Hersh Shefrin is a Canadian economist known for his pioneering work in behavioural finance. Shefrin has written numerous influential books including ‘Behavioral Corporate Finance’, ‘Ending the Management Illusion’ and ‘Beyond Greed and Fear’. |
What motivated you to work on Behavioural Science?
I would say a combination of three issues provided the motivation. The first was the recognition, while a Ph.D. student, that the standard economic assumptions about rational behaviour were too strong. The second was curiosity about how to modify the standard economic models to account for imperfect rationality. The third was teaming up with Richard Thaler — we were each others’ first behavioural collaborators — to develop a research agenda along these lines.
What do you think is the future of Behavioural Science in the next five, and ten years? What major challenges do you foresee?

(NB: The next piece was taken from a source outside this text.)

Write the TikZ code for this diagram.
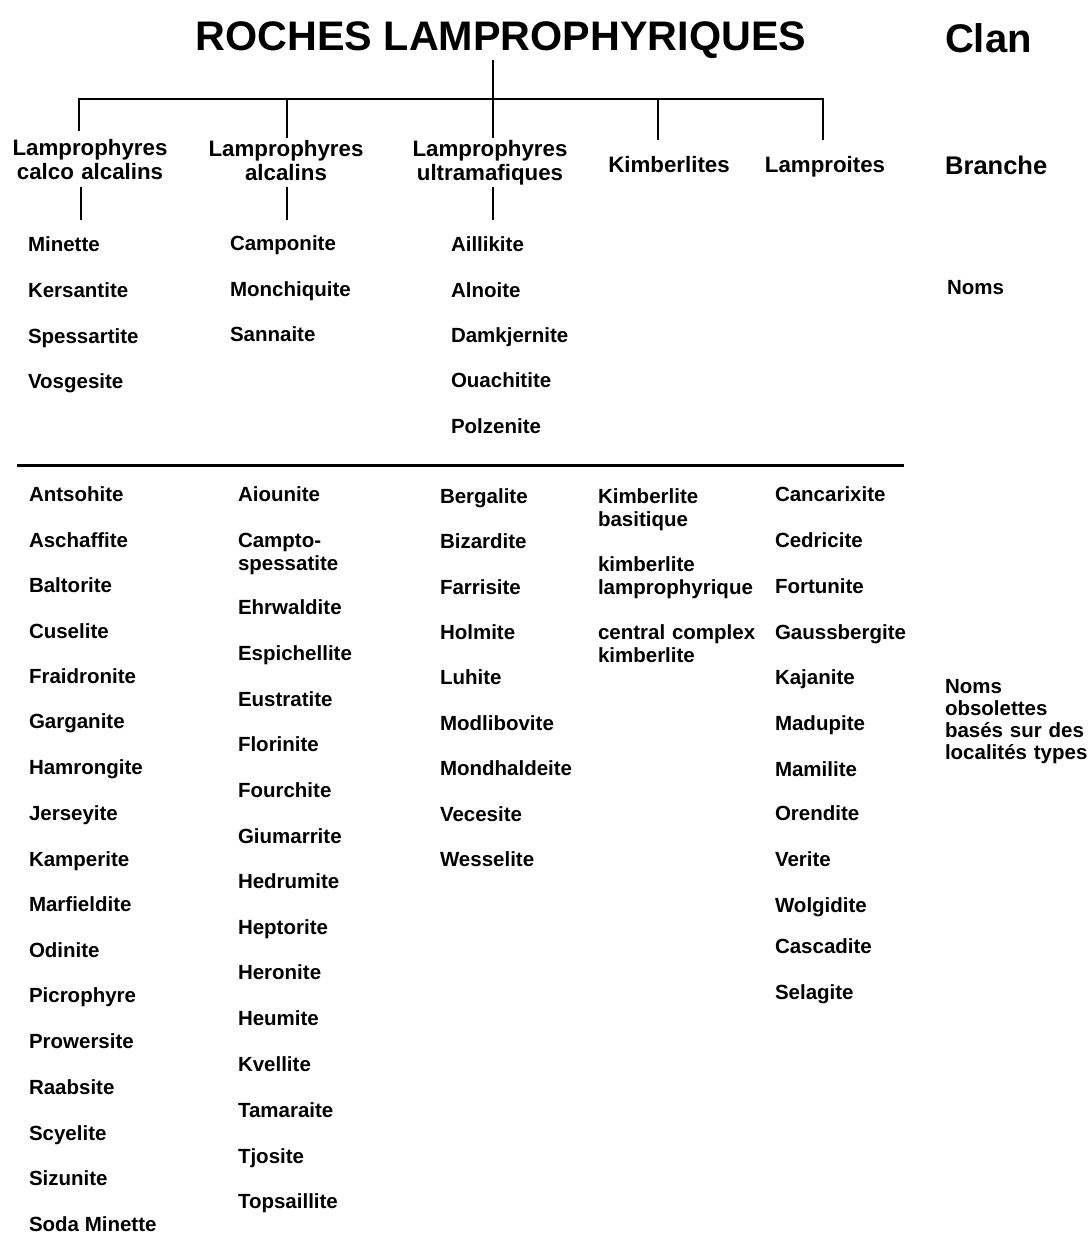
\documentclass[tikz,border=0pt]{standalone}
\usepackage{fontspec}
\setmainfont{Liberation Sans}
\begin{document}
\begin{tikzpicture}[x=1pt,y=-1pt,
  nm/.style={inner sep=0pt, outer sep=0pt, font=\bfseries\fontsize{20.5}{23}\selectfont, anchor=base west},
  ml/.style={nm, text width=200pt, align=left},
  br/.style={inner sep=0pt, outer sep=0pt, font=\bfseries\fontsize{22.3}{24.5}\selectfont, text width=200pt, align=center, anchor=base},
  ttl/.style={inner sep=0pt, outer sep=0pt, font=\bfseries\fontsize{41.3}{44}\selectfont, anchor=base},
  side/.style={inner sep=0pt, outer sep=0pt, font=\bfseries\fontsize{20.5}{22.3}\selectfont, text width=160pt, align=left, anchor=base west},
  tree/.style={line width=2pt},
  sep/.style={line width=3pt}]
\useasboundingbox (0,0) rectangle (1088,1235);

% --- headers
\node[ttl] (title) at (501,50) {ROCHES LAMPROPHYRIQUES};
\node[inner sep=0pt, outer sep=0pt, font=\bfseries\fontsize{40}{44}\selectfont, anchor=base west] (clan) at (945,52) {Clan};
\node[inner sep=0pt, font=\bfseries\fontsize{25.5}{28}\selectfont, anchor=base west] (branche) at (945,174) {Branche};
\node[nm, anchor=base west] (noms) at (947,294) {Noms};
\node[side] (obs) at (945,693) {Noms\\obsolettes\\basés sur des\\localités types};

% --- branches
\node[br] (b1) at (90,155) {Lamprophyres\\calco alcalins};
\node[br] (b2) at (286,156) {Lamprophyres\\alcalins};
\node[br] (b3) at (490,156) {Lamprophyres\\ultramafiques};
\node[br] (b4) at (669,172) {Kimberlites};
\node[br] (b5) at (825,172) {Lamproites};

% --- tree
\coordinate (top) at (493,60);
\coordinate (j3) at (493,99);
\coordinate (jL) at (79,99);
\coordinate (j2) at (287,99);
\coordinate (j4) at (658,99);
\coordinate (jR) at (823,99);
\coordinate (e1) at (79,131);
\coordinate (e2) at (287,138);
\coordinate (e3) at (493,138);
\coordinate (e4) at (658,140);
\coordinate (e5) at (823,140);
\draw[tree] (top) -- (j3);
\draw[tree] (e1) -- (jL) -- (jR) -- (e5);
\draw[tree] (j2) -- (e2);
\draw[tree] (j3) -- (e3);
\draw[tree] (j4) -- (e4);

\coordinate (f1a) at (81,187); \coordinate (f1b) at (81,220);
\coordinate (f2a) at (287,187); \coordinate (f2b) at (287,220);
\coordinate (f3a) at (493,187); \coordinate (f3b) at (493,220);
\draw[tree] (f1a) -- (f1b);
\draw[tree] (f2a) -- (f2b);
\draw[tree] (f3a) -- (f3b);

% --- current names
\node[nm] (minette) at (28,251) {Minette};
\node[nm] (kersantite) at (28,297) {Kersantite};
\node[nm] (spessartite) at (28,343) {Spessartite};
\node[nm] (vosgesite) at (28,388) {Vosgesite};

\node[nm] (camponite) at (230,250) {Camponite};
\node[nm] (monchiquite) at (230,296) {Monchiquite};
\node[nm] (sannaite) at (230,341) {Sannaite};

\node[nm] (aillikite) at (451,251) {Aillikite};
\node[nm] (alnoite) at (451,297) {Alnoite};
\node[nm] (damkjernite) at (451,342) {Damkjernite};
\node[nm] (ouachitite) at (451,387) {Ouachitite};
\node[nm] (polzenite) at (451,433) {Polzenite};

% --- separator
\coordinate (sl) at (17,465);
\coordinate (sr) at (904,465);
\draw[sep] (sl) -- (sr);

% --- obsolete names, column 1
\node[nm] (o101) at (29,501) {Antsohite};
\node[nm] (o102) at (29,547) {Aschaffite};
\node[nm] (o103) at (29,592) {Baltorite};
\node[nm] (o104) at (29,638) {Cuselite};
\node[nm] (o105) at (29,683) {Fraidronite};
\node[nm] (o106) at (29,728) {Garganite};
\node[nm] (o107) at (29,774) {Hamrongite};
\node[nm] (o108) at (29,820) {Jerseyite};
\node[nm] (o109) at (29,866) {Kamperite};
\node[nm] (o110) at (29,911) {Marfieldite};
\node[nm] (o111) at (29,957) {Odinite};
\node[nm] (o112) at (29,1002) {Picrophyre};
\node[nm] (o113) at (29,1048) {Prowersite};
\node[nm] (o114) at (29,1094) {Raabsite};
\node[nm] (o115) at (29,1140) {Scyelite};
\node[nm] (o116) at (29,1185) {Sizunite};
\node[nm] (o117) at (29,1231) {Soda Minette};

% --- column 2
\node[nm] (o201) at (238,501) {Aiounite};
\node[ml] (o202) at (238,547) {Campto-\\spessatite};
\node[nm] (o203) at (238,614) {Ehrwaldite};
\node[nm] (o204) at (238,660) {Espichellite};
\node[nm] (o205) at (238,706) {Eustratite};
\node[nm] (o206) at (238,751) {Florinite};
\node[nm] (o207) at (238,797) {Fourchite};
\node[nm] (o208) at (238,843) {Giumarrite};
\node[nm] (o209) at (238,888) {Hedrumite};
\node[nm] (o210) at (238,934) {Heptorite};
\node[nm] (o211) at (238,979) {Heronite};
\node[nm] (o212) at (238,1025) {Heumite};
\node[nm] (o213) at (238,1071) {Kvellite};
\node[nm] (o214) at (238,1117) {Tamaraite};
\node[nm] (o215) at (238,1163) {Tjosite};
\node[nm] (o216) at (238,1208) {Topsaillite};

% --- column 3
\node[nm] (o301) at (440,503) {Bergalite};
\node[nm] (o302) at (440,548) {Bizardite};
\node[nm] (o303) at (440,594) {Farrisite};
\node[nm] (o304) at (440,639) {Holmite};
\node[nm] (o305) at (440,684) {Luhite};
\node[nm] (o306) at (440,730) {Modlibovite};
\node[nm] (o307) at (440,775) {Mondhaldeite};
\node[nm] (o308) at (440,821) {Vecesite};
\node[nm] (o309) at (440,866) {Wesselite};

% --- column 4
\node[ml] (o401) at (598,503) {Kimberlite\\basitique};
\node[ml] (o402) at (598,571) {kimberlite\\lamprophyrique};
\node[ml] (o403) at (598,639) {central complex\\kimberlite};

% --- column 5
\node[nm] (o501) at (775,501) {Cancarixite};
\node[nm] (o502) at (775,547) {Cedricite};
\node[nm] (o503) at (775,593) {Fortunite};
\node[nm] (o504) at (775,639) {Gaussbergite};
\node[nm] (o505) at (775,684) {Kajanite};
\node[nm] (o506) at (775,730) {Madupite};
\node[nm] (o507) at (775,776) {Mamilite};
\node[nm] (o508) at (775,820) {Orendite};
\node[nm] (o509) at (775,866) {Verite};
\node[nm] (o510) at (775,912) {Wolgidite};
\node[nm] (o511) at (775,953) {Cascadite};
\node[nm] (o512) at (775,999) {Selagite};
\end{tikzpicture}
\end{document}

Having taught forecasting from both the traditional and behavioural perspectives, my inclination is to say that any response I give to this kind of question needs to be couched within a very wide confidence interval. With that qualification, let me suggest that behavioural science will develop with a greater emphasis on neuroscience, meaning the structure of the brain. I would hope that behavioural science will also be applied more deeply and frequently to address the world’s major challenges. In my book Behavioral Risk Management, I suggest that every major risk management disaster in recent memory stems from psychological pitfalls. If we call these out explicitly, perhaps, just perhaps, we might be able to apply nudge-type techniques to mitigate the impact of these pitfalls.
Which behavioural scientist(s) do you admire the most and why?
Richard Thaler, Daniel Kahneman, Amos Tversky, Meir Statman, Robert Shiller, Terrance Odean, Malcolm Baker, Jeff Wurgler, Colin Camerer, Ernst Fehr, George Lowenstein, John Maynard Keynes, Hyman Minsky, and Adam Smith. Thaler is the most influential behavioral economist in the world. He and Statman have terrific intuition about how psychology impacts behaviour, and have been my most important coauthors in developing behavioural economics and behavioural finance. Kahneman and Tversky are the psychologists who most influenced economists. Shiller, Odean, Baker, and Wurgler have done very important research in the area of behavioural finance. Camerer, Lowenstein and Fehr were key players in pioneering neuroeconomics. Keynes, Minsky, and Smith all employed psychological concepts and ideas in their most important writings.
What advice would you give to a beginner in Behavioural Science? What are some of the crucial skills one has to develop to succeed in this field?
We live in a world of specialization, so perhaps the best advice is to acquire a combination of a behavioural skill set and expertise in a specific field.
If you were starting your career again today, what would you do differently?
Amos Tversky told me that we seem to spend a lot of time worrying about the minor issues in our lives, but the major issues occur more by chance than by design. Career is major, so not sure I’d have done anything differently.
What books/publications would you like to recommend to our readers?
Nudge, by Richard Thaler and Cass Sunstein.
Irrational exuberance by Robert Shiller.
Thinking, Fast and Slow by Daniel Kahneman.
What is your favourite quote in Behavioural Science?
I have lots of favourites, so let me pick one, by Keynes, who wrote: “In the greatest investment market… New York, the influence of speculation…is enormous…When he purchases an investment, the American is attaching his hopes, not so much to its prospective yield, as to a favourable change in the conventional basis of valuation… ”
How do you apply the notions of Behavioural Science in your personal life?
By making a conscious effort to structure my environment so that my two systems (fast and slow thinking) work together in a balanced way, and that the heuristics upon which I rely are reasonably well matched to my environment and personality, without generating major negative side effects. Over time, as circumstances change, negative side effects do emerge, and when they do, I look for nudges, some of which might be self-nudges.
Tell us something that’s true that almost nobody agrees with you on.
That it’s important to use behavioral pricing kernel theory to analyze asset pricing, across all asset classes. Pricing kernel theory lies at the heart of the modern neoclassical approach to asset pricing. Behavioral pricing kernel theory extends the neoclassical approach to incorporate psychological elements pertaining to beliefs and preferences. However, neoclassical asset pricing scholars resist incorporating behavioral elements into their models, and behavioral asset pricing scholars resist using pricing kernel techniques.